Tom T. Hall returned to Mercury in 1983. One 1984 single “P.S. I Love You” reached the top ten (it was a cover of a 1934 hit for Rudy Valley) but none of his other singles even cracked the top forty. At the end of 1986 Tom T. retired from recording and performed very little (mostly with bluegrass groups), instead writing some books and enjoying married life with his wife Dixie.
In April 1996 Tom T recorded his first album in a decade, Songs From Sopchoppy. While the album received great reviews, it failed to chart and the songs received little airplay. In October 1996, Alan Jackson covered a song from the album, “Little Bitty”, and drove it to the number one position. This prompted a bit of a Tom T Hall renaissance. Tom T would issue a bluegrass album the next year, Home Grown, which has been a popular favorite, then nothing more until 2008 when Tom T Hall Sings Tom T and Miss Dixie was issued, a collection of bluegrass songs written by Tom T and his wife Dixie.
Tom T Hall still writes songs and occasionally performs, almost always in a bluegrass setting. He has made the occasional guest appearance on the albums of others. Many of his songs have found great favor with bluegrass performers. Bluegrass artist Charlie Sizemore recorded an entire album of Tom T Hall songs titled The Story Is … The Songs of Tom T. Hall. The album features a recitation by Hall, and features mostly back catalog songs re-cast as bluegrass.
Tom T Hall was inducted to the Country Music Hall of Fame in 2008, an honor long overdue. In his career he charted fifty-four songs, ten reaching #1 on one or more of the Billboard, Cashbox or Record World charts. Along the way he won numerous BMI songwriting awards, hosted a syndicated television, made numerous appearances on network television shows and made millions of people reflect and smile as a result of his keen eye for detail and ability to fit it into songs that told many small truths about you and your friends and your neighbors.
There are various hit collections available, in various formats for the casual fan, but the best way to listen to Tom T. Hall is to buy the albums and listen to them in the sequence they originally were released, trust me –if you do this, you cannot remain a casual fan for you too will be hooked.
Mercury released fifteen Tom T. Hall albums (plus three hit collections) during his first run on Mercury from 1967-1977 (albums issued carry dates from 1969-1978). While the earliest albums are the best, even the later albums will have much to recommend them. Be on the lookout for such albums as Ballad Of Forty Dollars,
I Witness Life, Homecoming, In Search Of A Song and my favorite Tom T album We All Got Together And … which features “The Monkey That Became President”, “Pamela Brown” (covered by Leo Kottke), “Me and Jesus” and “The Coot Marseilles Blues” . Songs Of Fox Hollow is a collection of songs aimed at children of all ages.

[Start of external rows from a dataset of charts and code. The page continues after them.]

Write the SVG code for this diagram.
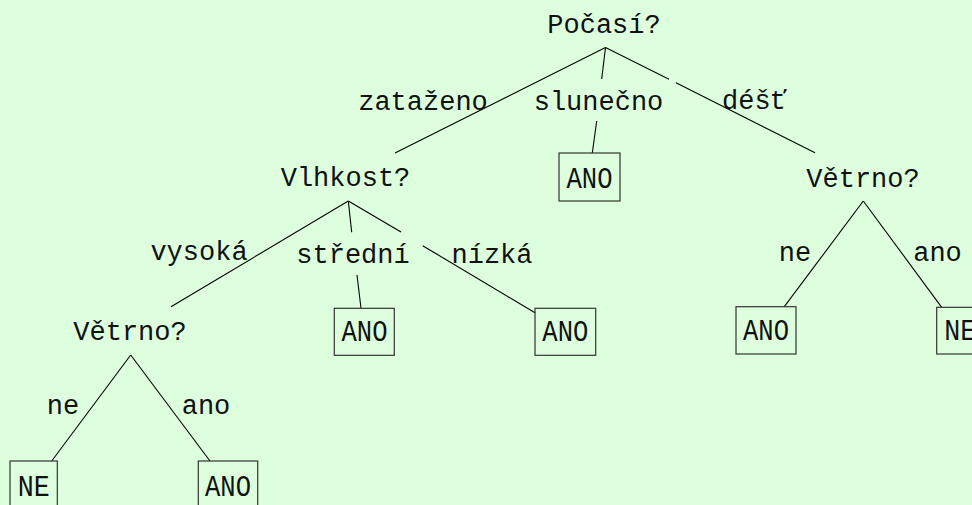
<svg xmlns="http://www.w3.org/2000/svg" width="972" height="505" viewBox="0 0 972 505">
<style>
  .bg { fill: #ddffdd; }
  .t { font-family: "Liberation Mono", "DejaVu Sans Mono", monospace; font-size: 27px; fill: #111; text-anchor: middle; }
  .leaf { font-family: "Liberation Mono", "DejaVu Sans Mono", monospace; font-size: 29px; fill: #111; text-anchor: middle; }
  .box { fill: none; stroke: #333; stroke-width: 1.2; }
  .edge line { stroke: #000; stroke-width: 1.1; }
</style>
<rect class="bg" x="0" y="0" width="972" height="505"/>

<g id="connectors" class="edge">
  <line x1="605.5" y1="47.5" x2="395" y2="153"/>
  <line x1="605.5" y1="47.5" x2="601.7" y2="79"/>
  <line x1="596.7" y1="121" x2="592.3" y2="153"/>
  <line x1="605.5" y1="47.5" x2="669" y2="79.3"/>
  <line x1="676" y1="82.8" x2="815" y2="152.7"/>
  <line x1="348.3" y1="201" x2="171" y2="306.7"/>
  <line x1="348.3" y1="201" x2="351.7" y2="232.3"/>
  <line x1="357" y1="275" x2="361" y2="308.3"/>
  <line x1="348.3" y1="201" x2="401" y2="232"/>
  <line x1="422.7" y1="245.7" x2="535" y2="312.7"/>
  <line x1="863.3" y1="201" x2="784.3" y2="306.7"/>
  <line x1="863.3" y1="201" x2="941.7" y2="307.3"/>
  <line x1="130.7" y1="355" x2="51.7" y2="461"/>
  <line x1="130.7" y1="355" x2="210" y2="461"/>
</g>

<g id="edge-labels">
  <text class="t" x="423" y="110">zataženo</text>
  <text class="t" x="598.5" y="110">slunečno</text>
  <text class="t" x="754.5" y="109">déšť</text>
  <text class="t" x="199" y="260">vysoká</text>
  <text class="t" x="353" y="263">střední</text>
  <text class="t" x="492" y="263">nízká</text>
  <text class="t" x="795" y="260.7">ne</text>
  <text class="t" x="937.5" y="260.7">ano</text>
  <text class="t" x="63" y="414">ne</text>
  <text class="t" x="206" y="414">ano</text>
</g>

<g id="n-pocasi"><text class="t" x="604" y="32.7">Počasí?</text></g>
<g id="n-vlhkost"><text class="t" x="345.5" y="186">Vlhkost?</text></g>
<g id="n-vetrno-r"><text class="t" x="863" y="187">Větrno?</text></g>
<g id="n-vetrno-l"><text class="t" x="130" y="340">Větrno?</text></g>

<g id="leaf-slunecno">
  <rect class="box" x="559" y="153" width="61" height="48"/>
  <text class="leaf" x="589.5" y="187.5" textLength="46" lengthAdjust="spacingAndGlyphs">ANO</text>
</g>
<g id="leaf-stredni">
  <rect class="box" x="334.3" y="308.3" width="60" height="47"/>
  <text class="leaf" x="364.5" y="340.7" textLength="46" lengthAdjust="spacingAndGlyphs">ANO</text>
</g>
<g id="leaf-nizka">
  <rect class="box" x="535" y="308.3" width="60.7" height="47"/>
  <text class="leaf" x="565.3" y="340.7" textLength="46" lengthAdjust="spacingAndGlyphs">ANO</text>
</g>
<g id="leaf-r-ne">
  <rect class="box" x="736" y="306.7" width="60" height="47.3"/>
  <text class="leaf" x="766" y="339.5" textLength="46" lengthAdjust="spacingAndGlyphs">ANO</text>
</g>
<g id="leaf-r-ano">
  <rect class="box" x="936.7" y="307.3" width="47.3" height="46.7"/>
  <text class="leaf" x="960.3" y="340" textLength="32" lengthAdjust="spacingAndGlyphs">NE</text>
</g>
<g id="leaf-l-ne">
  <rect class="box" x="10" y="461" width="47.3" height="47"/>
  <text class="leaf" x="33.7" y="496" textLength="32" lengthAdjust="spacingAndGlyphs">NE</text>
</g>
<g id="leaf-l-ano">
  <rect class="box" x="198.3" y="461" width="59.4" height="47"/>
  <text class="leaf" x="228" y="496" textLength="46" lengthAdjust="spacingAndGlyphs">ANO</text>
</g>
</svg>
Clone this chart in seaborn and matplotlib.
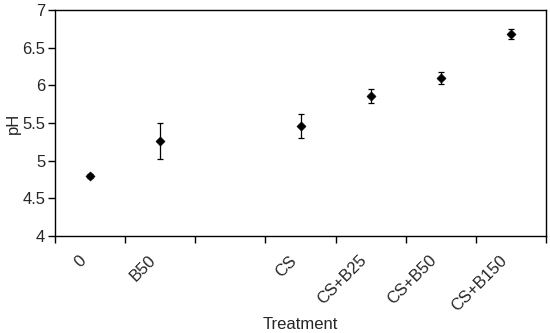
import numpy as np
import pandas as pd
import matplotlib
matplotlib.use("Agg")
import matplotlib.pyplot as plt
import matplotlib.transforms as mtrans
import seaborn as sns
from matplotlib.ticker import FixedLocator

# category slots on the x axis (third slot is left empty in the original)
categories = ["0", "B50", "", "CS", "CS+B25", "CS+B50", "CS+B150"]
treatments = ["0", "B50", "CS", "CS+B25", "CS+B50", "CS+B150"]
ph_mean = [4.80, 5.26, 5.46, 5.86, 6.10, 6.68]
ph_err = [0.03, 0.24, 0.155, 0.09, 0.08, 0.065]

sns.set_style("white")
plt.rcParams["font.family"] = ["Liberation Sans", "DejaVu Sans"]

df = pd.DataFrame({"treatment": treatments, "pH": ph_mean, "err": ph_err})
df["pos"] = [categories.index(t) for t in df["treatment"]]

fig = plt.figure(figsize=(5.5, 3.33), dpi=100)
ax = fig.add_axes([0.1, 0.291, 0.893, 0.679])

ax.errorbar(df["pos"], df["pH"], yerr=df["err"], fmt="none",
            ecolor="black", elinewidth=0.9, capsize=2.3, capthick=0.9, zorder=2)
sns.scatterplot(data=df, x="pos", y="pH", marker="D", color="black",
                s=22, edgecolor="black", ax=ax, zorder=3, legend=False)

ax.set_xlim(-0.5, len(categories) - 0.5)
ax.set_ylim(4, 7)
ax.set_yticks([4, 4.5, 5, 5.5, 6, 6.5, 7])
ax.set_yticklabels(["4", "4.5", "5", "5.5", "6", "6.5", "7"])

# labels sit at category centres, tick marks at the boundaries
ax.set_xticks(range(len(categories)))
ax.set_xticklabels(categories, rotation=45, ha="right", rotation_mode="anchor")
ax.xaxis.set_minor_locator(FixedLocator(np.arange(-0.5, len(categories), 1.0)))
ax.tick_params(axis="x", which="major", bottom=True, length=0, pad=12, labelsize=12)
ax.tick_params(axis="x", which="minor", bottom=True, length=5, width=1,
               direction="out", color="black")
ax.tick_params(axis="y", left=True, length=5, width=1, direction="out",
               color="black", labelsize=12, pad=2)

shift = mtrans.ScaledTranslation(-12 / 100, 0, fig.dpi_scale_trans)
for lbl in ax.get_xticklabels():
    lbl.set_transform(lbl.get_transform() + shift)

for sp in ax.spines.values():
    sp.set_color("black")
    sp.set_linewidth(1)

ax.set_xlabel("Treatment", fontsize=12, labelpad=2)
ax.set_ylabel("pH", fontsize=12, labelpad=1)

fig.savefig("out.png", dpi=100)
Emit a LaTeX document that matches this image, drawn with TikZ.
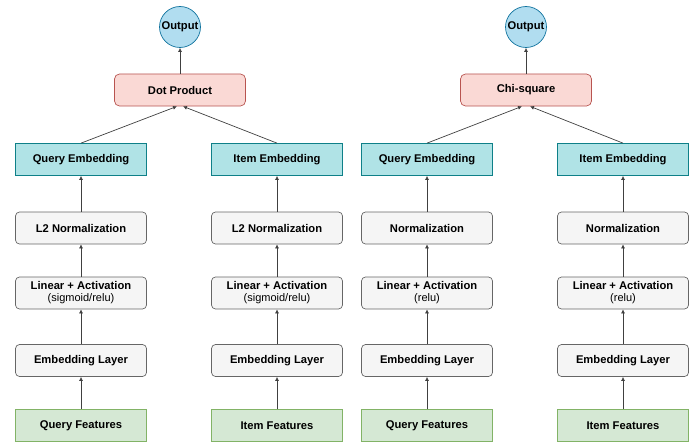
\documentclass[tikz,border=0pt]{standalone}
\usepackage{fontspec}
\setmainfont{Liberation Sans}
\usepackage{xcolor}
\usetikzlibrary{arrows.meta,positioning}

\definecolor{grayfill}{HTML}{F5F5F5}
\definecolor{grayline}{HTML}{666666}
\definecolor{tealfill}{HTML}{B0E3E6}
\definecolor{tealline}{HTML}{0E8088}
\definecolor{greenfill}{HTML}{D5E8D4}
\definecolor{greenline}{HTML}{82B366}
\definecolor{pinkfill}{HTML}{FAD9D5}
\definecolor{pinkline}{HTML}{B85450}
\definecolor{bluefill}{HTML}{B1DDF0}
\definecolor{blueline}{HTML}{10739E}

\begin{document}
\begin{tikzpicture}[
  x=1pt,y=-1pt,
  every node/.style={font=\fontsize{11.2}{13.5}\selectfont\bfseries},
  box/.style={draw,minimum width=131pt,minimum height=32pt,inner sep=2pt,align=center,line width=0.7pt},
  layer/.style={box,rounded corners=4pt,fill=grayfill,draw=grayline},
  emb/.style={box,fill=tealfill,draw=tealline},
  feat/.style={box,fill=greenfill,draw=greenline},
  op/.style={box,rounded corners=5pt,fill=pinkfill,draw=pinkline},
  outnode/.style={circle,draw=blueline,fill=bluefill,minimum size=41pt,inner sep=0pt,line width=0.7pt},
  arr/.style={-{Latex[length=4pt,width=4pt]},draw=black!75,line width=0.7pt}
]
\useasboundingbox (0,0) rectangle (692,441);

% dot product tower
\node[outnode] (o1) at (180,27) {Output};
\node[op] (dp) at (180,90) {Dot Product};
\node[emb] (qe1) at (81,159.5) {Query Embedding};
\node[emb] (ie1) at (277,159.5) {Item Embedding};
\node[layer] (qn1) at (81,228) {L2 Normalization};
\node[layer] (in1) at (277,228) {L2 Normalization};
\node[layer] (ql1) at (81,293) {Linear + Activation\\[-1.5pt]{\mdseries\fontsize{11}{12}\selectfont(sigmoid/relu)}};
\node[layer] (il1) at (277,293) {Linear + Activation\\[-1.5pt]{\mdseries\fontsize{11}{12}\selectfont(sigmoid/relu)}};
\node[layer] (qb1) at (81,360.5) {Embedding Layer};
\node[layer] (ib1) at (277,360.5) {Embedding Layer};
\node[feat] (qf1) at (81,425.5) {Query Features};
\node[feat] (if1) at (277,425.5) {Item Features};

% chi-square tower
\node[outnode] (o2) at (526,27) {Output};
\node[op] (cs) at (526,90) {Chi-square};
\node[emb] (qe2) at (427,159.5) {Query Embedding};
\node[emb] (ie2) at (623,159.5) {Item Embedding};
\node[layer] (qn2) at (427,228) {Normalization};
\node[layer] (in2) at (623,228) {Normalization};
\node[layer] (ql2) at (427,293) {Linear + Activation\\[-1.5pt]{\mdseries\fontsize{11}{12}\selectfont(relu)}};
\node[layer] (il2) at (623,293) {Linear + Activation\\[-1.5pt]{\mdseries\fontsize{11}{12}\selectfont(relu)}};
\node[layer] (qb2) at (427,360.5) {Embedding Layer};
\node[layer] (ib2) at (623,360.5) {Embedding Layer};
\node[feat] (qf2) at (427,425.5) {Query Features};
\node[feat] (if2) at (623,425.5) {Item Features};

\draw[arr] (qf1) -- (qb1);
\draw[arr] (qb1) -- (ql1);
\draw[arr] (ql1) -- (qn1);
\draw[arr] (qn1) -- (qe1);
\draw[arr] (if1) -- (ib1);
\draw[arr] (ib1) -- (il1);
\draw[arr] (il1) -- (in1);
\draw[arr] (in1) -- (ie1);
\draw[arr] (qe1.north) -- ([xshift=-3pt]dp.south);
\draw[arr] (ie1.north) -- ([xshift=3pt]dp.south);
\draw[arr] (dp) -- (o1);

\draw[arr] (qf2) -- (qb2);
\draw[arr] (qb2) -- (ql2);
\draw[arr] (ql2) -- (qn2);
\draw[arr] (qn2) -- (qe2);
\draw[arr] (if2) -- (ib2);
\draw[arr] (ib2) -- (il2);
\draw[arr] (il2) -- (in2);
\draw[arr] (in2) -- (ie2);
\draw[arr] (qe2.north) -- ([xshift=-4pt]cs.south);
\draw[arr] (ie2.north) -- ([xshift=4pt]cs.south);
\draw[arr] (cs) -- (o2);
\end{tikzpicture}
\end{document}
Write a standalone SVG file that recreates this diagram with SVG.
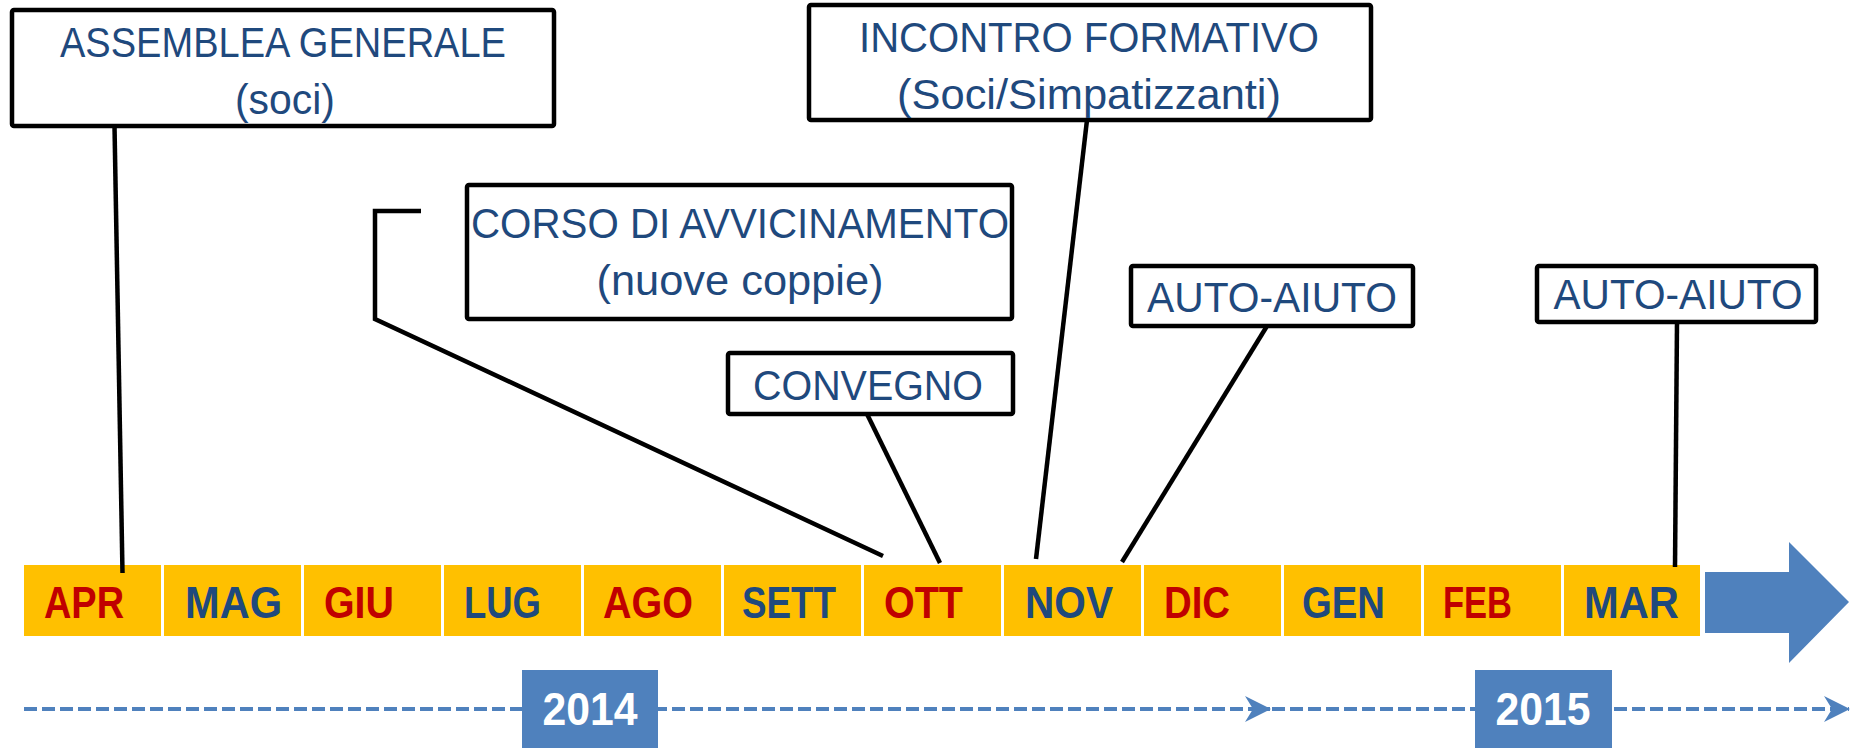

RCA released six albums on Tom T Hall, of which four were standard studio album, one was a children’s album and one was a live album. Be on the lookout for the only album released on Columbia, the Hall-Scruggs collaboration. The second Mercury stint resulted in an additional four albums were released, one of them being a children’s album.
For the first decade and a half of the digital era, very few of Tom T Hall’s recordings were available. Since Tom T Hall didn’t go for re-recording his hits for minor labels (he also wouldn’t record songs that he had written that were hits for other artists), this meant that as of 1993 only the Polygram reissue of Tom T Hall’s Greatest Hits (covering Hall’s career through early 1972) was generally available.
Eventually better collections would be issued domestically. In 1995 Polygram issued the two CD boxed set Storyteller–Poet-Philosopher, a fifty song collection that captured about half of Tom T’s singles plus some album tracks.
Meanwhile in 1992, the good folks at Bear Family Records in Germany released a pair of two-fers covering the albums Ballad Of Forty Dollars / Homecoming and 100 Children / I Witness Life.
The Ernest Tubb Record Shop currently has available both of the Bear collections above plus a pair of recent two-fers from Hux Records (a British label) covering We All Got Together And .. / The Storyteller and In Search Of A Song / Rhymer And Other Five And Dimers. If you purchased all four of the two-fers, you would have Tom T Hall’s first eight studio albums, arguably the best albums he ever released.
The box set Storyteller–Poet-Philosopher is long out of print, but a number of good anthologies have replaced it. There’s a lot of overlap so check song titles before buying any of them.
The compilers of Tom T. Hall – Ultimate Collection managed to uncover Tom’s demo of “Harper Valley PTA”. This collection contains twenty-four tracks, most Mercury material with a few RCA sides and the demo referenced above, which made its recorded debut on this 2001 collection.
Songs For Children gathers the songs from Tom’s 1974 children’s album Songs Of Fox Hollow, plus some additional tracks of children’s songs. Magnificent Music Machine, Tom’s initial bluegrass album from 1976 is still available, as is The Storyteller and The Banjo Man , Tom’s outing with Earl Scruggs.
A few of Tom’s RCA recordings show up on the various anthologies, but the only CD dedicated to those recordings is the Australian RCA Camden album Nashville Storyteller. Released in 1997, the Ernest Tubb Record Shop still has it available.